Given $A\in \mathbb{N}^{n\times n}$, then $A(\mathcal{I})$ is defined by first deleting the those columns with index in $\mathcal{I}$ and then extracting the first $n-|\mathcal{I}|$ rows.
Note that the definition of $A(\mathcal{I})$ is similar to principle submatrix, but they are not the same.
For example, if $$A=\begin{bmatrix} 11 & 12 & 13 & 14 & 15\\ 21 & 22 & 23 & 24 & 25\\ 31 & 32 & 33 & 34 & 35\\ 41 & 42 & 43 & 44 & 45\\ 51 & 52 & 53 & 54 & 55\end{bmatrix},$$ then $$A(\{1,3\})=\begin{bmatrix} 12 & 14 & 15\\ 22 & 24 & 25\\ 32 & 34 & 35\end{bmatrix}, A(\{2,3,5\})=\begin{bmatrix} 11 & 14 \\ 21 & 24 \end{bmatrix}.$$
The inverse of $A(\mathcal{I})$ can be computed in some ordinary ways. However, my question is: How can we calculate the inverse of $A(\mathcal{I})$ faster if we are given arbitrary $A(\mathcal{I})$ everytime, given that the inverse of $A$ is known by us?

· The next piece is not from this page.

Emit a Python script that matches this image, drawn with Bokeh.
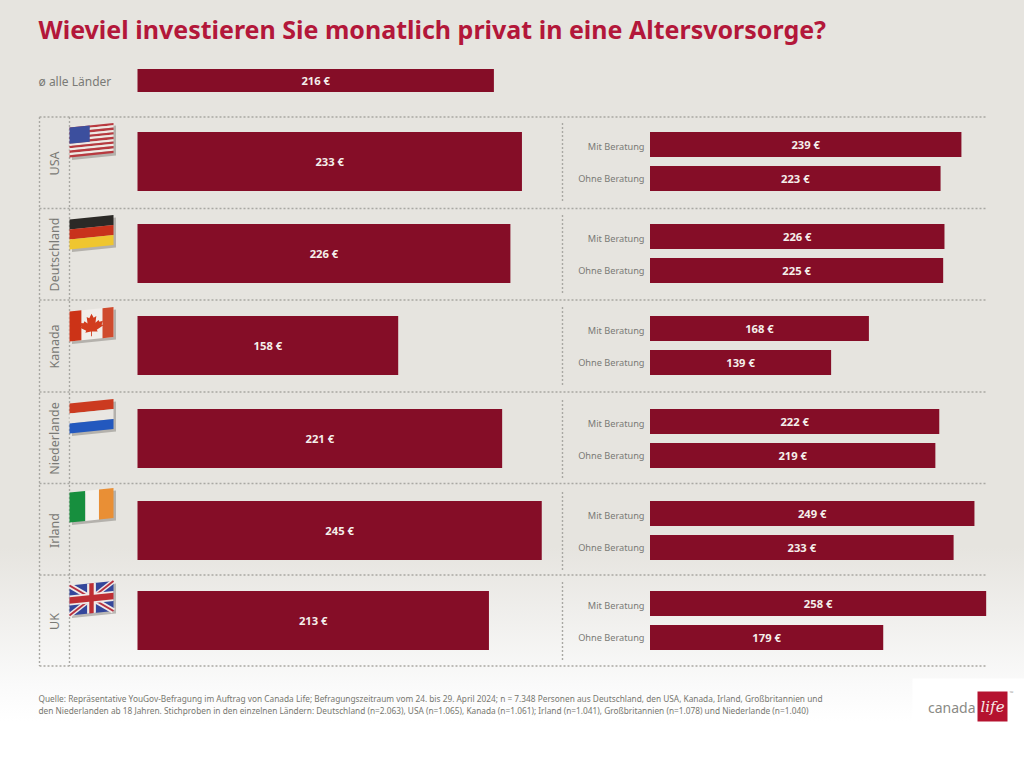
from bokeh.plotting import figure
from bokeh.models import Range1d, ColumnDataSource
from bokeh.core.properties import value
from bokeh.embed import file_html
from bokeh.resources import INLINE

# ---- data ----
countries = ["USA", "Deutschland", "Kanada", "Niederlande", "Irland", "UK"]
total = [233, 226, 158, 221, 245, 213]
mit_beratung = [239, 226, 168, 222, 249, 258]
ohne_beratung = [223, 225, 139, 219, 233, 179]
average_label = "ø alle Länder"
average = [216]
title = "Wieviel investieren Sie monatlich privat in eine Altersvorsorge?"
source_lines = [
    "Quelle: Repräsentative YouGov-Befragung im Auftrag von Canada Life; Befragungszeitraum vom 24. bis 29. April 2024; n = 7.348 Personen aus Deutschland, den USA, Kanada, Irland, Großbritannien und",
    "den Niederlanden ab 18 Jahren. Stichproben in den einzelnen Ländern: Deutschland (n=2.063), USA (n=1.065), Kanada (n=1.061); Irland (n=1.041), Großbritannien (n=1.078) und Niederlande (n=1.040)",
]

# ---- layout (reference pixel coordinates) ----
W, H = 1024, 760
FONT = value("Noto Sans")
BAR = "#850D27"
GREY = "#7A7A76"
L0, LK = 137, 1.65
R0, RK = 649.5, 1.303
row_tops = [131.5, 223.5, 315.5, 408.5, 500.5, 590.5]
row_lines = [116.5, 208, 299.5, 391.5, 483, 574.5, 665.5]
flag_tops = [127, 219, 311, 403, 492, 585]
label_mid = [163, 254, 346, 438, 530, 621]

p = figure(width=W, height=H, x_range=Range1d(0, W), y_range=Range1d(H, 0),
           x_axis_type=None, y_axis_type=None, toolbar_location=None,
           output_backend="svg", min_border=0, outline_line_color=None,
           background_fill_color=None, border_fill_color=None)
p.grid.visible = False
p.extra_x_ranges["left"] = Range1d((0 - L0) / LK, (W - L0) / LK)
p.extra_x_ranges["right"] = Range1d((0 - R0) / RK, (W - R0) / RK)

# dashed frame
DASH = dict(line_color="#A9A8A3", line_width=1.4, line_dash="2 2")
p.multi_line([[39, 986]] * len(row_lines), [[y, y] for y in row_lines], **DASH)
p.multi_line([[39, 39], [69, 69]], [[116.5, 665.5], [116.5, 665.5]], **DASH)
p.multi_line([[562, 562]] * 6, [[t - 9, t + 69] for t in row_tops], **DASH)


def bars(vals, tops, h, rng):
    src = ColumnDataSource(dict(v=vals, y=[t + h / 2 for t in tops],
                                mid=[v / 2 for v in vals],
                                lab=[f"{v} €" for v in vals]))
    p.hbar(y="y", left=0, right="v", height=h, source=src, x_range_name=rng,
           fill_color=BAR, line_color=None)
    p.text(x="mid", y="y", text="lab", source=src, x_range_name=rng,
           text_color="#F4EEEA", text_font=FONT, text_font_style="bold",
           text_font_size="11.2px", text_align="center", text_baseline="middle")


bars(average, [68.5], 23, "left")
bars(total, row_tops, 59, "left")
bars(mit_beratung, row_tops, 25, "right")
bars(ohne_beratung, [t + 34 for t in row_tops], 25, "right")

# text
p.text([38], [28], text=[title], text_color="#B3173A", text_font=FONT, text_font_style="bold",
       text_font_size="25px", text_baseline="middle")
p.text([38], [81], text=[average_label], text_color=GREY, text_font=FONT,
       text_font_size="12px", text_baseline="middle")
p.text([54] * 6, label_mid, text=countries, text_color=GREY, text_font=FONT,
       text_font_size="12.5px", text_align="center", text_baseline="middle", angle=1.5708)
p.text([644] * 6, [t + 14.5 for t in row_tops], text=["Mit Beratung"] * 6, text_color=GREY,
       text_font=FONT, text_font_size="9.2px", text_align="right", text_baseline="middle")
p.text([644] * 6, [t + 46.5 for t in row_tops], text=["Ohne Beratung"] * 6, text_color=GREY,
       text_font=FONT, text_font_size="9.2px", text_align="right", text_baseline="middle")
p.text([38, 38], [698, 710], text=source_lines, text_color="#77776F", text_font=FONT,
       text_font_size="8.3px", text_baseline="middle")


# flags: shapes in unit coordinates mapped onto a slanted sheet
def flag(top, shapes):
    def mx(u, v):
        return 69 + 44 * u

    def my(u, v):
        return top + 30 * v - 4.5 * u

    def poly(pts):
        return [mx(*q) for q in pts], [my(*q) for q in pts]
    sx, sy = poly([(0, 0), (1, 0), (1, 1), (0, 1)])
    p.patch([x + 2.5 for x in sx], [y + 2.5 for y in sy], fill_color="#55524E",
            fill_alpha=0.35, line_color=None)
    for pts, col in shapes:
        xs, ys = poly(pts)
        p.patch(xs, ys, fill_color=col, line_color=None)


def box(u0, v0, u1, v1):
    return [(u0, v0), (u1, v0), (u1, v1), (u0, v1)]


def hstripes(cols):
    n = len(cols)
    return [(box(0, i / n, 1, (i + 1) / n), c) for i, c in enumerate(cols)]


def band(a, b, w):
    dx, dy = (b[0] - a[0]), (b[1] - a[1])
    ln = (dx * dx * 1.8 + dy * dy) ** .5
    nx, ny = -dy / ln * w / 1.8, dx / ln * w
    return [(a[0] + nx, a[1] + ny), (b[0] + nx, b[1] + ny), (b[0] - nx, b[1] - ny), (a[0] - nx, a[1] - ny)]


us = hstripes(["#B8393F" if i % 2 == 0 else "#F0E9E4" for i in range(13)])
us.append((box(0, 0, .46, .54), "#3C4F9E"))
leaf = [(.5, .15), (.45, .29), (.39, .24), (.41, .46), (.34, .38), (.32, .44), (.24, .42), (.27, .54),
        (.23, .57), (.38, .7), (.36, .76), (.49, .74), (.49, .9), (.51, .9), (.51, .74), (.64, .76),
        (.62, .7), (.77, .57), (.73, .54), (.76, .42), (.68, .44), (.66, .38), (.59, .46), (.61, .24),
        (.55, .29)]
ca = [(box(0, 0, 1, 1), "#F1EEEA"), (box(0, 0, .27, 1), "#CC3317"), (box(.75, 0, 1, 1), "#CF4B2E"),
      (leaf, "#D23D1E")]
uk = [(box(0, 0, 1, 1), "#34479B"),
      (band((0, 0), (1, 1), .11), "#EFEAE8"), (band((0, 1), (1, 0), .11), "#EFEAE8"),
      (band((0, 0), (1, 1), .04), "#B83240"), (band((0, 1), (1, 0), .04), "#B83240"),
      (box(.4, 0, .6, 1), "#EFEAE8"), (box(0, .33, 1, .67), "#EFEAE8"),
      (box(.45, 0, .55, 1), "#BE2E33"), (box(0, .39, 1, .61), "#BE2E33")]
flags = [us,
         hstripes(["#2B2926", "#C8321C", "#EFC62F"]),
         ca,
         hstripes(["#CB3A20", "#E9E6E2", "#2358BE"]),
         [(box(0, 0, .36, 1), "#178F3E"), (box(.36, 0, .67, 1), "#F4F2EE"), (box(.67, 0, 1, 1), "#E98F35")],
         uk]
for t, s in zip(flag_tops, flags):
    flag(t, s)

# logo
p.quad(left=[912], right=[1024], top=[678], bottom=[724], fill_color="#FFFFFF", line_color=None)
p.quad(left=[977], right=[1007], top=[691], bottom=[721], fill_color="#B5122F", line_color=None)
p.text([975], [707], text=["canada"], text_color="#8A8A85", text_font=FONT, text_font_size="14px",
       text_align="right", text_baseline="middle")
p.text([992], [706], text=["life"], text_color="#F6E7E6", text_font=value("DejaVu Serif"),
       text_font_style="italic", text_font_size="15px", text_align="center", text_baseline="middle")
p.text([1009], [692], text=["™"], text_color="#A0A09A", text_font=FONT, text_font_size="5px",
       text_baseline="middle")

html = file_html(p, INLINE)
page_bg = ("<style>html{height:100%;background:linear-gradient(#E6E4DF 0,#E6E4DF 72%,"
           "#FAFAFA 90%,#FFFFFF 95%) no-repeat;}body{background:transparent;overflow:hidden;}</style>")
html = html.replace("</head>", page_bg + "</head>", 1)
open("out.html", "w").write(html)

If the knowledge of $A$ cannot help, which kind of prior knowledge can help us calculate the inverse of $A(\mathcal{I})$ faster?
If there is no such prior knowledge that can be helpful, I also want to ask whether there is some kind of special form of $A$ such that there exists some prior knowledge which can enable us to calculate $A(\mathcal{I})$ much faster?